I rely heavily on Iodine test, and give it another 10-15min for good measure after positive conversion test. I have been getting a positive Iodine test for conversion using Maris Otter (my base for 75% of recent beers) at around 30-40 min with recipes only using grains and no adjuncts (oats, corn, sweet potato, etc). If I'm busy getting other things ready I'll still let it ride to 60 min, it won't hurt anything.

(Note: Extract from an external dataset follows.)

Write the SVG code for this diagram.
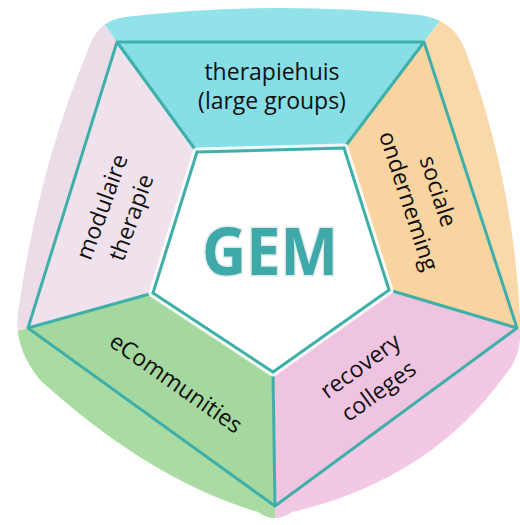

1.5 hours is a LONG SPARGE. I fly sparge and I usually sparge for 45-60 min. time from mash tun to kettle approx 90min.

jpc 09-12-2012 08:03 PM

Quote:

Originally Posted by BVilleggiante (Post 4407107)
So I went to my local beer club meeting last night with the topic being on mashing. Two things really stuck out at me and just wanted to throw them out there for people to discuss.

1) The typical standard time for a Sach. Rest is 60 minutes, but professional brewers say that with well modified malts, full conversion can actually take place in as little as 5 minutes. The consensus was that if your using a recirculating system, you're ready to move to mash out temps once your wort starts to run clear i.e. clear wort means full conversion of the malt has take place. A 60 minute rest won't hurt anything, but it's not necessary.

I have no clue if this is true or not, but if so, that means it's impossible to adjust one's mash temperature if it's not dead-nuts on at dough-in (for those of us who do not do a HERMS mash). That's scary.

I also know that those who adjust their mash pH tend to do it after a few minutes, and again, this seems to be almost impossible before conversion is complete.

kingwood-kid 09-14-2012 01:02 AM

Full conversion via the iodine test means there's no more starches left; it doesn't mean that the wort is 100% fermentable or is unchangeable. Most beer yeast can only ferment carbohydrates four sugar molecules in length, wine yeast three (Brett can eat 9-chain sugars, if you're curious). You can still have a lot of dextrins longer than this that won't register on an iodine test. Leaving the wort at mash temps will allow the amylases to continue breaking down these longer chains into shorter ones. Whether you want that to happen or not depends on the circumstances.

ArcLight 09-14-2012 01:22 AM

I think 5 minutes is too short. You will get some conversion, but you can probably get another doubling of your current sugar by going longer.
While most of the conversion is probably done at 15 minutes (say 70% of what you are going to convert, not 70% overall conversion), you will get more conversion going beyond that time.

Why on earth do you want to rush your mash? What is saving 15-30 minutes going to benefit you?
You are still spending hours on prep work, other tasks, and cleanup. Reducing 5 hours to 4.5 hours, at the risk of an insufficiently converted mash seems like a poor idea.

Plus, while the mash is going on, you don't need to be there. Go wash your car, or vacuum your house or get groceries.


The problem with the long sparge is the Ph rises and you are more likely to extract Tannins, that will lead to astringency in your beer.

FATC1TY 09-14-2012 02:02 AM

I like to mash for 75 minutes or so. Mainly because I'm lazy.. Seem to get plenty good efficiency, and I can do a bunch of crap if I feel like it while it's sitting.

texasbrewer73 09-14-2012 02:13 PM

Quote:

Originally Posted by ArcLight (Post 4411664)
Reducing 5 hours to 4.5 hours, at the risk of an insufficiently converted mash seems like a poor idea.

This. I personally don't try to find ways to save time. I like the process and during the mash I can get a lot of things done to prepare for the remaining brew process. If there is a little inefficiency in my process, so be it.

SpeedYellow 09-15-2012 03:12 AM

1) 5 minutes sounds a bit short. 15 minutes perhaps, but I'll still do my 60 minute mashes, thank you very much.

2) Gauging your sparging by the clock is odd. Look at volume, s.g. of the runoff, and ph in the tun. Thats what matters.